# Wall Hung toilet help!!



## NestoG (Dec 28, 2013)

Hello Everyone,

I just started a bathroom remodel in the bay area,Ca and have demo everything to the studs.
For this project I have to install a Geberit wall hung toilet. I have installed these before with out a problem.

On this particular project, it happens that there is a 4' vent in the wall and in the way.

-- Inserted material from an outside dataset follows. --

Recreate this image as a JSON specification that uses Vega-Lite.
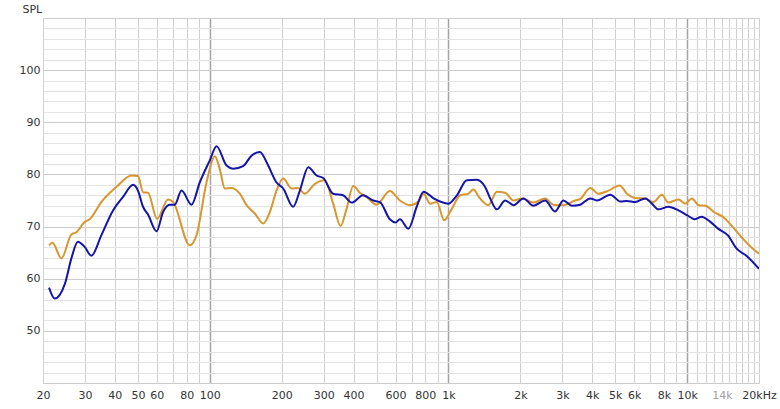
{
  "$schema": "https://vega.github.io/schema/vega-lite/v6.json",
  "width": 716,
  "height": 365,
  "autosize": {"type": "none"},
  "padding": {"left": 43, "top": 18, "right": 21, "bottom": 26},
  "background": "white",
  "config": {
    "view": {"stroke": "#c8c8c8"},
    "font": "DejaVu Sans"
  },
  "datasets": {
    "fr": [
      {"freq": 21.2, "spl": 66.4, "series": "A"},
      {"freq": 21.9, "spl": 66.9, "series": "A"},
      {"freq": 23.9, "spl": 63.9, "series": "A"},
      {"freq": 26.3, "spl": 68.5, "series": "A"},
      {"freq": 27.6, "spl": 68.9, "series": "A"},
      {"freq": 29.9, "spl": 70.9, "series": "A"},
      {"freq": 31.4, "spl": 71.4, "series": "A"},
      {"freq": 35.1, "spl": 74.7, "series": "A"},
      {"freq": 40.6, "spl": 77.6, "series": "A"},
      {"freq": 47.0, "spl": 79.8, "series": "A"},
      {"freq": 50.0, "spl": 79.7, "series": "A"},
      {"freq": 52.5, "spl": 76.6, "series": "A"},
      {"freq": 55.1, "spl": 76.5, "series": "A"},
      {"freq": 60.1, "spl": 71.5, "series": "A"},
      {"freq": 66.8, "spl": 75.2, "series": "A"},
      {"freq": 70.2, "spl": 74.7, "series": "A"},
      {"freq": 82.4, "spl": 66.4, "series": "A"},
      {"freq": 87.9, "spl": 68.3, "series": "A"},
      {"freq": 96.9, "spl": 78.5, "series": "A"},
      {"freq": 105, "spl": 83.5, "series": "A"},
      {"freq": 110, "spl": 81.1, "series": "A"},
      {"freq": 115.6, "spl": 77.3, "series": "A"},
      {"freq": 123.3, "spl": 77.4, "series": "A"},
      {"freq": 133.6, "spl": 76.3, "series": "A"},
      {"freq": 142.6, "spl": 74.1, "series": "A"},
      {"freq": 154.4, "spl": 72.5, "series": "A"},
      {"freq": 167.3, "spl": 70.6, "series": "A"},
      {"freq": 178.5, "spl": 72.8, "series": "A"},
      {"freq": 190.3, "spl": 76.9, "series": "A"},
      {"freq": 203, "spl": 79.2, "series": "A"},
      {"freq": 220, "spl": 77.3, "series": "A"},
      {"freq": 234, "spl": 77.4, "series": "A"},
      {"freq": 250, "spl": 76.3, "series": "A"},
      {"freq": 275.6, "spl": 78.2, "series": "A"},
      {"freq": 303, "spl": 78.9, "series": "A"},
      {"freq": 328.7, "spl": 74.4, "series": "A"},
      {"freq": 353, "spl": 70.1, "series": "A"},
      {"freq": 374, "spl": 73.4, "series": "A"},
      {"freq": 399, "spl": 77.8, "series": "A"},
      {"freq": 425, "spl": 76.5, "series": "A"},
      {"freq": 453, "spl": 75.7, "series": "A"},
      {"freq": 499, "spl": 74.2, "series": "A"},
      {"freq": 568, "spl": 76.8, "series": "A"},
      {"freq": 626, "spl": 75.0, "series": "A"},
      {"freq": 690, "spl": 74.1, "series": "A"},
      {"freq": 749, "spl": 74.8, "series": "A"},
      {"freq": 786, "spl": 76.3, "series": "A"},
      {"freq": 837, "spl": 74.4, "series": "A"},
      {"freq": 893, "spl": 74.7, "series": "A"},
      {"freq": 960, "spl": 71.2, "series": "A"},
      {"freq": 1024, "spl": 73.1, "series": "A"},
      {"freq": 1121, "spl": 76.0, "series": "A"},
      {"freq": 1212, "spl": 76.3, "series": "A"},
      {"freq": 1270, "spl": 77.1, "series": "A"},
      {"freq": 1355, "spl": 75.4, "series": "A"},
      {"freq": 1468, "spl": 74.1, "series": "A"},
      {"freq": 1595, "spl": 76.7, "series": "A"},
      {"freq": 1727, "spl": 76.5, "series": "A"},
      {"freq": 1875, "spl": 75.0, "series": "A"},
      {"freq": 2030, "spl": 75.4, "series": "A"},
      {"freq": 2268, "spl": 74.6, "series": "A"},
      {"freq": 2540, "spl": 75.4, "series": "A"},
      {"freq": 2750, "spl": 74.2, "series": "A"},
      {"freq": 3029, "spl": 74.1, "series": "A"},
      {"freq": 3393, "spl": 75.0, "series": "A"},
      {"freq": 3563, "spl": 75.3, "series": "A"},
      {"freq": 3925, "spl": 77.4, "series": "A"},
      {"freq": 4253, "spl": 76.3, "series": "A"},
      {"freq": 4688, "spl": 76.9, "series": "A"},
      {"freq": 5213, "spl": 77.9, "series": "A"},
      {"freq": 5595, "spl": 76.3, "series": "A"},
      {"freq": 6061, "spl": 75.5, "series": "A"},
      {"freq": 6673, "spl": 75.4, "series": "A"},
      {"freq": 7227, "spl": 74.7, "series": "A"},
      {"freq": 7834, "spl": 76.1, "series": "A"},
      {"freq": 8346, "spl": 74.6, "series": "A"},
      {"freq": 9192, "spl": 75.2, "series": "A"},
      {"freq": 9813, "spl": 74.4, "series": "A"},
      {"freq": 10470, "spl": 75.4, "series": "A"},
      {"freq": 11180, "spl": 74.1, "series": "A"},
      {"freq": 11930, "spl": 74.0, "series": "A"},
      {"freq": 12940, "spl": 72.8, "series": "A"},
      {"freq": 14270, "spl": 71.7, "series": "A"},
      {"freq": 15740, "spl": 69.6, "series": "A"},
      {"freq": 17330, "spl": 67.4, "series": "A"},
      {"freq": 18800, "spl": 65.8, "series": "A"},
      {"freq": 20000, "spl": 64.8, "series": "A"},
      {"freq": 21.2, "spl": 58.3, "series": "B"},
      {"freq": 22.4, "spl": 56.2, "series": "B"},
      {"freq": 24.7, "spl": 59.0, "series": "B"},
      {"freq": 26.3, "spl": 63.9, "series": "B"},
      {"freq": 28.0, "spl": 67.1, "series": "B"},
      {"freq": 29.9, "spl": 66.1, "series": "B"},
      {"freq": 31.9, "spl": 64.4, "series": "B"},
      {"freq": 35.1, "spl": 68.3, "series": "B"},
      {"freq": 39.3, "spl": 73.1, "series": "B"},
      {"freq": 43.3, "spl": 75.7, "series": "B"},
      {"freq": 47.7, "spl": 78.0, "series": "B"},
      {"freq": 50.0, "spl": 76.9, "series": "B"},
      {"freq": 52.5, "spl": 73.8, "series": "B"},
      {"freq": 55.1, "spl": 72.3, "series": "B"},
      {"freq": 59.8, "spl": 69.1, "series": "B"},
      {"freq": 63.7, "spl": 72.8, "series": "B"},
      {"freq": 67.9, "spl": 74.2, "series": "B"},
      {"freq": 71.3, "spl": 74.2, "series": "B"},
      {"freq": 76.1, "spl": 76.9, "series": "B"},
      {"freq": 83.8, "spl": 74.2, "series": "B"},
      {"freq": 90.8, "spl": 78.5, "series": "B"},
      {"freq": 100, "spl": 82.7, "series": "B"},
      {"freq": 106.7, "spl": 85.4, "series": "B"},
      {"freq": 117.5, "spl": 81.7, "series": "B"},
      {"freq": 125.3, "spl": 81.1, "series": "B"},
      {"freq": 137.9, "spl": 81.6, "series": "B"},
      {"freq": 149.5, "spl": 83.6, "series": "B"},
      {"freq": 162, "spl": 84.3, "series": "B"},
      {"freq": 175.6, "spl": 81.7, "series": "B"},
      {"freq": 190, "spl": 78.5, "series": "B"},
      {"freq": 203, "spl": 77.3, "series": "B"},
      {"freq": 223.5, "spl": 73.8, "series": "B"},
      {"freq": 238.4, "spl": 76.9, "series": "B"},
      {"freq": 258.5, "spl": 81.4, "series": "B"},
      {"freq": 280, "spl": 79.8, "series": "B"},
      {"freq": 298.8, "spl": 79.3, "series": "B"},
      {"freq": 328.7, "spl": 76.3, "series": "B"},
      {"freq": 362, "spl": 76.0, "series": "B"},
      {"freq": 392.8, "spl": 74.6, "series": "B"},
      {"freq": 439, "spl": 76.0, "series": "B"},
      {"freq": 483, "spl": 75.0, "series": "B"},
      {"freq": 516, "spl": 74.7, "series": "B"},
      {"freq": 568, "spl": 71.4, "series": "B"},
      {"freq": 600, "spl": 70.8, "series": "B"},
      {"freq": 626, "spl": 71.4, "series": "B"},
      {"freq": 679, "spl": 69.6, "series": "B"},
      {"freq": 736, "spl": 73.8, "series": "B"},
      {"freq": 786, "spl": 76.7, "series": "B"},
      {"freq": 866, "spl": 75.4, "series": "B"},
      {"freq": 1000, "spl": 74.4, "series": "B"},
      {"freq": 1085, "spl": 76.0, "series": "B"},
      {"freq": 1193, "spl": 78.9, "series": "B"},
      {"freq": 1313, "spl": 79.0, "series": "B"},
      {"freq": 1424, "spl": 77.6, "series": "B"},
      {"freq": 1495, "spl": 75.4, "series": "B"},
      {"freq": 1595, "spl": 73.3, "series": "B"},
      {"freq": 1727, "spl": 75.0, "series": "B"},
      {"freq": 1875, "spl": 74.1, "series": "B"},
      {"freq": 2061, "spl": 75.4, "series": "B"},
      {"freq": 2268, "spl": 74.0, "series": "B"},
      {"freq": 2540, "spl": 75.0, "series": "B"},
      {"freq": 2796, "spl": 72.9, "series": "B"},
      {"freq": 3029, "spl": 75.0, "series": "B"},
      {"freq": 3285, "spl": 74.0, "series": "B"},
      {"freq": 3563, "spl": 74.2, "series": "B"},
      {"freq": 3925, "spl": 75.4, "series": "B"},
      {"freq": 4186, "spl": 75.0, "series": "B"},
      {"freq": 4766, "spl": 76.1, "series": "B"},
      {"freq": 5250, "spl": 74.8, "series": "B"},
      {"freq": 5595, "spl": 74.9, "series": "B"},
      {"freq": 6061, "spl": 74.7, "series": "B"},
      {"freq": 6673, "spl": 75.4, "series": "B"},
      {"freq": 7117, "spl": 74.4, "series": "B"},
      {"freq": 7578, "spl": 73.3, "series": "B"},
      {"freq": 8346, "spl": 73.8, "series": "B"},
      {"freq": 9192, "spl": 73.1, "series": "B"},
      {"freq": 9973, "spl": 72.2, "series": "B"},
      {"freq": 10800, "spl": 71.4, "series": "B"},
      {"freq": 11490, "spl": 71.9, "series": "B"},
      {"freq": 12430, "spl": 71.0, "series": "B"},
      {"freq": 13470, "spl": 69.6, "series": "B"},
      {"freq": 14830, "spl": 68.3, "series": "B"},
      {"freq": 16090, "spl": 65.8, "series": "B"},
      {"freq": 17710, "spl": 64.4, "series": "B"},
      {"freq": 20000, "spl": 61.9, "series": "B"}
    ]
  },
  "data": {"name": "fr"},
  "mark": {"type": "line", "interpolate": "monotone", "strokeWidth": 2, "clip": true},
  "encoding": {
    "x": {
      "field": "freq",
      "type": "quantitative",
      "scale": {"type": "log", "domain": [20, 20000], "nice": false},
      "axis": {
        "title": null,
        "domain": false,
        "ticks": false,
        "labelFlush": false,
        "labelOverlap": false,
        "labelBound": false,
        "labelPadding": 6,
        "labelFontSize": 11,
        "labelColor": {"condition": {"test": "datum.value == 14000", "value": "#a0a0a0"}, "value": "#333333"},
        "gridColor": {"condition": {"test": "datum.value == 100 || datum.value == 1000 || datum.value == 10000", "value": "#a4a4a4"}, "value": "#d0d0d0"},
        "gridWidth": {"condition": {"test": "datum.value == 100 || datum.value == 1000 || datum.value == 10000", "value": 1.5}, "value": 1},
        "values": [20, 30, 40, 50, 60, 70, 80, 90, 100, 200, 300, 400, 500, 600, 700, 800, 900, 1000, 2000, 3000, 4000, 5000, 6000, 7000, 8000, 9000, 10000, 11000, 12000, 13000, 14000, 15000, 16000, 17000, 18000, 19000, 20000],
        "labelExpr": "indexof([20,30,40,50,60,80,100,200,300,400,600,800,1000,2000,3000,4000,5000,6000,8000,10000,14000,20000], datum.value) < 0 ? '' : datum.value == 20000 ? '20kHz' : datum.value >= 1000 ? (datum.value / 1000) + 'k' : datum.value + ''"
      }
    },
    "y": {
      "field": "spl",
      "type": "quantitative",
      "scale": {"domain": [40, 110], "nice": false, "zero": false},
      "axis": {
        "title": "SPL",
        "titleAngle": 0,
        "titleAlign": "left",
        "titleBaseline": "alphabetic",
        "titleX": -21,
        "titleY": -6,
        "titleFontSize": 11,
        "titleFontWeight": "normal",
        "titleColor": "#333333",
        "domain": false,
        "ticks": false,
        "labelPadding": 3,
        "labelFontSize": 11,
        "labelColor": "#333333",
        "values": [40, 42, 44, 46, 48, 50, 52, 54, 56, 58, 60, 62, 64, 66, 68, 70, 72, 74, 76, 78, 80, 82, 84, 86, 88, 90, 92, 94, 96, 98, 100, 102, 104, 106, 108, 110],
        "labelExpr": "datum.value % 10 == 0 && datum.value > 40 && datum.value < 110 ? datum.value + '' : ''",
        "gridColor": {"condition": {"test": "datum.value % 10 == 0", "value": "#cccccc"}, "value": "#e3e3e3"}
      }
    },
    "color": {
      "field": "series",
      "type": "nominal",
      "scale": {"domain": ["A", "B"], "range": ["#d9962f", "#1414a8"]},
      "legend": null
    }
  }
}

Note, bathroom is on the second floor.

how can i reroute to accommodate for wall hung toilet?


----------



## solo-plumb (Nov 29, 2013)

You must not be a plumber?


----------



## Plumb Bob (Mar 9, 2011)

You should Hire a Licensed Plumber


----------



## NestoG (Dec 28, 2013)

solo-plumb said:


> You must not be a plumber?



throw me a bone.
i'm a jack of all trades and have done much plumbing work. I dont know everything but i know when to ask for help


----------



## Plumb Bob (Mar 9, 2011)

NestoG said:


> throw me a bone.
> i'm a jack of all trades and have done much plumbing work. I dont know everything but i know when to ask for help


And then again you should hire a licensed plumber!

All professionals here... No Jacks

Hire licensed plumber ask him or her to bail you out


----------



## plbgbiz (Aug 27, 2010)

One thread for this mess is enough.


----------